# Fungicide/Insecticide Help



## JustinWheat (Feb 4, 2018)

Having researched this topic to death I need some help/guidance. Is there anything on the market that can be sprayed monthly/quarterly as a preventative? I see there's Caravan G that is for fungus/grubs. Anyone used this product before?


----------



## ionicatoms (Mar 8, 2020)

If you want to spray fungicide 12 times a year, you're probably going to need to rotate different products and track your usage to avoid applying more than the annual maximums.

Most people use a rotation consisting of at least Mode 1, Mode 3, and Mode 11.


----------



## CenlaLowell (Apr 21, 2017)

Insecticide imiaclorpiad (six months)
Bifen it ( three months)


----------



## Lawn Whisperer (Feb 15, 2021)

JustinWheat said:


> Having researched this topic to death I need some help/guidance. Is there anything on the market that can be sprayed monthly/quarterly as a preventative? I see there's Caravan G that is for fungus/grubs. Anyone used this product before?


You can mix most fungicides and insecticide when spraying. You can also mix in fertilizer, just have to make sure that they are compatible.

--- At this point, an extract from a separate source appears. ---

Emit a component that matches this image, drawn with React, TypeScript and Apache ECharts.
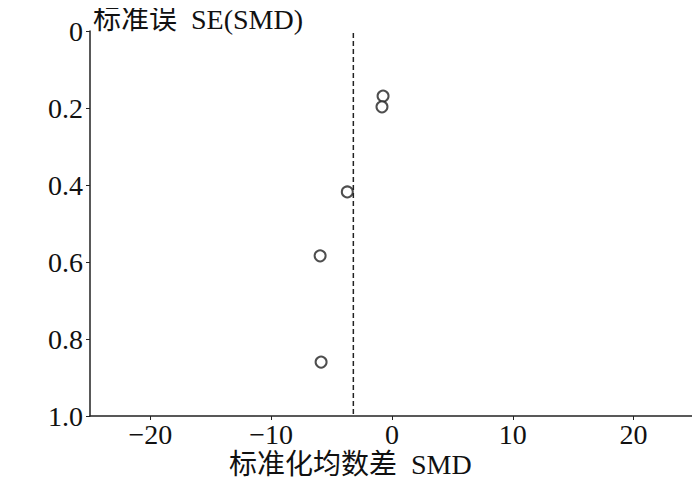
import React, { useEffect, useRef } from "react";
import * as echarts from "echarts";

const smd = [-0.74, -0.83, -3.7, -5.95, -5.87];
const se = [0.169, 0.197, 0.418, 0.584, 0.86];
const pooledSMD = -3.2;
const xTicks = [-20, -10, 0, 10, 20];
const yTicks = [0, 0.2, 0.4, 0.6, 0.8, 1.0];
const yTitle = "标准误  SE(SMD)";
const xTitle = "标准化均数差  SMD";

const FONT = '"Liberation Serif", "Noto Sans CJK SC", serif';

export default function App() {
  const ref = useRef<HTMLDivElement>(null);
  useEffect(() => {
    if (!ref.current) return;
    const chart = echarts.init(ref.current, undefined, { renderer: "svg" });
    const points = smd.map((x, i) => [x, se[i]]);
    chart.setOption({
      animation: false,
      backgroundColor: "#ffffff",
      grid: { left: 90, right: 6, top: 31, bottom: 69 },
      xAxis: {
        type: "value",
        position: "bottom",
        min: -25,
        max: 25,
        interval: 5,
        axisLine: { show: true, onZero: false, lineStyle: { color: "#222", width: 1.5 } },
        axisTick: {
          show: true,
          length: 4,
          lineStyle: { color: "#222" },
          customValues: xTicks,
        },
        axisLabel: {
          color: "#111",
          fontFamily: FONT,
          fontSize: 28,
          margin: 4,
          customValues: xTicks,
          formatter: (v: number) => String(v).replace("-", "−"),
        },
        splitLine: { show: false },
      },
      yAxis: {
        type: "value",
        inverse: true,
        position: "left",
        min: 0,
        max: 1,
        interval: 0.2,
        axisLine: { show: true, onZero: false, lineStyle: { color: "#222", width: 1.5 } },
        axisTick: { show: true, length: 4, lineStyle: { color: "#222" } },
        axisLabel: {
          color: "#111",
          fontFamily: FONT,
          fontSize: 28,
          margin: 7,
          formatter: (v: number) => {
            const t = yTicks.find((y) => Math.abs(y - v) < 1e-6);
            if (t === undefined) return "";
            if (t === 0) return "0";
            return t.toFixed(1);
          },
        },
        splitLine: { show: false },
      },
      graphic: [
        {
          type: "text",
          left: 93,
          top: 5,
          style: { text: yTitle, fontFamily: FONT, fontSize: 28, fill: "#111" },
        },
        {
          type: "text",
          left: 229,
          top: 450,
          style: { text: xTitle, fontFamily: FONT, fontSize: 28, fill: "#111" },
        },
      ],
      series: [
        {
          type: "line",
          data: [
            [pooledSMD, 0.005],
            [pooledSMD, 1],
          ],
          symbol: "none",
          lineStyle: { color: "#222", width: 1.5, type: [5, 3] },
          silent: true,
        },
        {
          type: "scatter",
          data: points,
          symbol: "circle",
          symbolSize: 11,
          itemStyle: { color: "#fff", borderColor: "#222", borderWidth: 2 },
        },
      ],
    });
    return () => chart.dispose();
  }, []);
  return <div ref={ref} style={{ width: 700, height: 485, margin: -8 }} />;
}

Check the  fungicides guide  and the  pest control forum  for more information.

I have never used Caravan G, but it seems like an easy way to apply both insecticide and fungicide at the same granular application. I wouldn't use the same active ingredient monthly; you'd want to rotate different modes of actions and different frequencies of fungicide/insecticide applications.


----------